───── Collected material ─────

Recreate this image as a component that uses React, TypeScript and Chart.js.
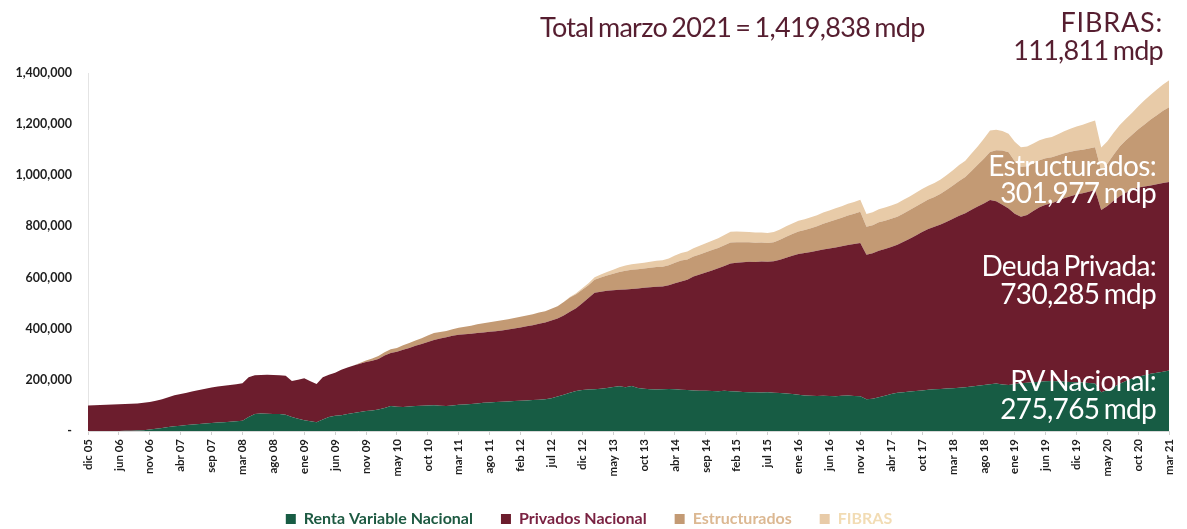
import React, { useEffect, useRef } from 'react';
import { Chart, registerables } from 'chart.js';

Chart.register(...registerables);

// Values in thousands of mdp (millones de pesos)
const tickLabels = [
  'dic 05', 'jun 06', 'nov 06', 'abr 07', 'sep 07', 'mar 08', 'ago 08', 'ene 09', 'jun 09', 'nov 09',
  'may 10', 'oct 10', 'mar 11', 'ago 11', 'feb 12', 'jul 12', 'dic 12', 'may 13', 'oct 13', 'abr 14',
  'sep 14', 'feb 15', 'jul 15', 'ene 16', 'jun 16', 'nov 16', 'abr 17', 'oct 17', 'mar 18', 'ago 18',
  'ene 19', 'jun 19', 'dic 19', 'may 20', 'oct 20', 'mar 21',
];

const rentaVariable = [
  0, 0, 0, 0, 0, 0, 1, 1, 2, 3,
  6, 9, 12, 16, 19, 21, 23, 25, 27, 29,
  31, 33, 34, 36, 38, 40, 55, 66, 68, 67,
  66, 66, 64, 55, 48, 42, 38, 34, 45, 55,
  60, 62, 66, 70, 74, 78, 80, 84, 90, 98,
  95, 94, 96, 98, 99, 100, 101, 99, 98, 100,
  103, 104, 106, 108, 110, 111, 113, 114, 115, 117,
  118, 119, 121, 122, 124, 128, 135, 142, 150, 156,
  160, 162, 163, 165, 168, 172, 175, 171, 176, 168,
  165, 163, 162, 163, 164, 163, 161, 160, 158, 157,
  157, 156, 155, 157, 155, 154, 153, 152, 152, 151,
  152, 150, 149, 147, 145, 142, 139, 138, 137, 138,
  137, 136, 138, 139, 137, 136, 124, 126, 132, 138,
  145, 150, 152, 154, 156, 158, 161, 163, 164, 166,
  167, 169, 171, 174, 177, 180, 183, 186, 182, 180,
  184, 187, 189, 191, 193, 195, 196, 195, 193, 192,
  191, 190, 188, 186, 152, 160, 172, 185, 196, 205,
  212, 218, 224, 228, 232, 237,
];

const privadosNacional = [
  100, 101, 102, 103, 104, 105, 105, 106, 106, 107,
  107, 109, 112, 116, 121, 124, 127, 130, 133, 136,
  139, 141, 143, 144, 145, 147, 155, 152, 151, 153,
  153, 152, 152, 141, 152, 164, 157, 150, 165, 165,
  168, 178, 182, 186, 189, 192, 195, 198, 205, 207,
  215, 224, 229, 235, 241, 248, 255, 263, 269, 272,
  273, 274, 274, 275, 275, 277, 277, 279, 282, 284,
  287, 291, 293, 297, 300, 304, 305, 310, 316, 324,
  340, 358, 378, 380, 380, 378, 377, 382, 379, 389,
  395, 399, 402, 402, 406, 415, 424, 431, 446, 455,
  463, 472, 481, 488, 500, 504, 507, 510, 509, 512,
  510, 514, 521, 531, 540, 550, 557, 562, 568, 572,
  577, 582, 584, 588, 594, 599, 565, 569, 573, 574,
  575, 578, 588, 598, 609, 620, 629, 636, 644, 652,
  663, 673, 681, 691, 701, 710, 720, 712, 703, 690,
  666, 651, 656, 669, 682, 690, 695, 705, 717, 726,
  734, 740, 748, 756, 712, 720, 728, 733, 736, 740,
  740, 738, 736, 737, 738, 737,
];

const estructurados = [
  0, 0, 0, 0, 0, 0, 0, 0, 0, 0,
  0, 0, 0, 0, 0, 0, 0, 0, 0, 0,
  0, 0, 0, 0, 0, 0, 0, 0, 0, 0,
  0, 0, 0, 0, 0, 0, 0, 0, 0, 0,
  0, 0, 0, 0, 3, 6, 9, 11, 13, 15,
  15, 17, 19, 21, 23, 25, 27, 25, 24, 26,
  28, 30, 32, 34, 36, 37, 39, 40, 40, 41,
  42, 42, 43, 44, 44, 46, 48, 52, 56, 55,
  52, 50, 50, 55, 60, 65, 70, 74, 76, 76,
  75, 76, 77, 77, 78, 80, 82, 80, 78, 78,
  79, 80, 80, 81, 82, 80, 78, 76, 75, 74,
  73, 74, 78, 82, 85, 88, 90, 93, 96, 100,
  104, 108, 112, 116, 119, 122, 110, 110, 111, 110,
  110, 110, 111, 112, 113, 114, 115, 116, 120, 125,
  130, 136, 141, 152, 163, 175, 188, 200, 212, 220,
  205, 194, 190, 186, 184, 182, 180, 178, 176, 174,
  172, 170, 169, 168, 155, 165, 180, 195, 205, 214,
  228, 243, 258, 270, 282, 292,
];

const fibras = [
  0, 0, 0, 0, 0, 0, 0, 0, 0, 0,
  0, 0, 0, 0, 0, 0, 0, 0, 0, 0,
  0, 0, 0, 0, 0, 0, 0, 0, 0, 0,
  0, 0, 0, 0, 0, 0, 0, 0, 0, 0,
  0, 0, 0, 0, 0, 0, 0, 0, 0, 0,
  0, 0, 0, 0, 0, 0, 0, 0, 0, 0,
  0, 0, 0, 0, 0, 0, 0, 0, 0, 0,
  0, 0, 0, 0, 0, 0, 0, 0, 2, 4,
  6, 8, 10, 12, 14, 16, 18, 20, 21, 22,
  23, 24, 25, 26, 27, 28, 29, 31, 33, 34,
  35, 36, 38, 40, 42, 42, 41, 40, 40, 39,
  39, 40, 40, 41, 41, 42, 42, 43, 43, 44,
  44, 45, 45, 46, 46, 47, 50, 50, 51, 52,
  52, 53, 53, 53, 54, 54, 54, 55, 56, 58,
  60, 62, 64, 68, 72, 78, 84, 80, 76, 72,
  76, 78, 78, 78, 78, 78, 79, 82, 86, 90,
  94, 98, 101, 104, 90, 88, 86, 84, 84, 86,
  90, 94, 97, 100, 103, 106,
];

const seriesNames = ['Renta Variable Nacional', 'Privados Nacional', 'Estructurados', 'FIBRAS'];
const seriesColors = ['#175c44', '#6c1d2d', '#c39a74', '#e8cba8'];
const legendTextColors = ['#1d5a42', '#7a2242', '#dcb892', '#f2dcb4'];

const TICK_EVERY = 5;
const categories = rentaVariable.map((_, i) => (i % TICK_EVERY === 0 ? tickLabels[i / TICK_EVERY] : ''));

const textFont = 'Lato, "Open Sans", sans-serif';

export default function App() {
  const canvasRef = useRef<HTMLCanvasElement | null>(null);

  useEffect(() => {
    const canvas = canvasRef.current;
    if (!canvas) return;
    const seriesData = [rentaVariable, privadosNacional, estructurados, fibras];
    const chart = new Chart(canvas, {
      type: 'line',
      data: {
        labels: categories,
        datasets: seriesData.map((d, i) => ({
          label: seriesNames[i],
          data: d,
          backgroundColor: seriesColors[i],
          borderColor: seriesColors[i],
          borderWidth: 0,
          pointRadius: 0,
          fill: i === 0 ? 'origin' : '-1',
          tension: 0,
        })),
      },
      options: {
        animation: false,
        responsive: true,
        maintainAspectRatio: false,
        layout: { padding: { top: 73, right: 9, left: 0, bottom: -8 } },
        plugins: {
          tooltip: { enabled: false },
          legend: {
            position: 'bottom',
            labels: {
              boxWidth: 10,
              boxHeight: 10,
              padding: 28,
              font: { family: textFont, size: 16, weight: 'bold' },
              generateLabels: (ch: any) =>
                ch.data.datasets.map((ds: any, i: number) => ({
                  text: ds.label,
                  fillStyle: seriesColors[i],
                  strokeStyle: seriesColors[i],
                  lineWidth: 0,
                  fontColor: legendTextColors[i],
                  hidden: false,
                  datasetIndex: i,
                })),
            },
          },
        },
        scales: {
          x: {
            type: 'category',
            offset: false,
            grid: { display: true, drawOnChartArea: false, drawTicks: true, tickLength: 4, color: '#cfcfcf' },
            border: { display: true, color: '#d8d8d8' },
            ticks: {
              autoSkip: false,
              maxRotation: 90,
              minRotation: 90,
              padding: 4,
              color: '#1e1e1e',
              font: { family: textFont, size: 11.5, weight: 'bold' },
              callback: (v: any) => (categories[v as number] ? categories[v as number] : null),
            },
            afterFit: (scale: any) => {
              scale.height = 52;
            },
          },
          y: {
            stacked: true,
            min: 0,
            max: 1400,
            grid: { display: false },
            border: { display: true, color: '#e4e4e4' },
            ticks: {
              stepSize: 200,
              padding: 8,
              color: '#1e1e1e',
              font: { family: textFont, size: 12.5, weight: 'bold' },
              callback: (v: any) => (Number(v) === 0 ? '-' : (Number(v) * 1000).toLocaleString('en-US')),
            },
            afterFit: (scale: any) => {
              scale.width = 88;
            },
          },
        },
      },
    });
    return () => chart.destroy();
  }, []);

  const maroon = '#561e30';
  const bigText: React.CSSProperties = {
    position: 'absolute',
    fontFamily: textFont,
    fontSize: 27,
    lineHeight: '30px',
    whiteSpace: 'nowrap',
    letterSpacing: '-0.7px',
    wordSpacing: '-2px',
  };
  const inner: React.CSSProperties = { ...bigText, fontSize: 28, color: '#fff', textAlign: 'right', right: 1187 - 1156 };

  return (
    <div style={{ position: 'absolute', left: 0, top: 0, width: 1187, height: 529, background: '#fff' }}>
      <canvas ref={canvasRef} />
      <div style={{ ...bigText, left: 540, top: 12, color: maroon }}>Total marzo 2021 = 1,419,838 mdp</div>
      <div style={{ ...bigText, right: 1187 - 1163, top: 7, color: maroon, textAlign: 'right', letterSpacing: '0.8px' }}>FIBRAS:</div>
      <div style={{ ...bigText, right: 1187 - 1163, top: 35, color: maroon, textAlign: 'right' }}>111,811 mdp</div>
      <div style={{ ...inner, top: 150 }}>Estructurados:</div>
      <div style={{ ...inner, top: 177 }}>301,977 mdp</div>
      <div style={{ ...inner, top: 250 }}>Deuda Privada:</div>
      <div style={{ ...inner, top: 278 }}>730,285 mdp</div>
      <div style={{ ...inner, top: 365 }}>RV Nacional:</div>
      <div style={{ ...inner, top: 393 }}>275,765 mdp</div>
    </div>
  );
}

─────

▸ Task to complete
Print, exactly as written, the lines above from the first one to the one containing "Chart.register(...registerables);". Leave out pictures.

▸ Result of the task
Recreate this image as a component that uses React, TypeScript and Chart.js.
import React, { useEffect, useRef } from 'react';
import { Chart, registerables } from 'chart.js';

Chart.register(...registerables);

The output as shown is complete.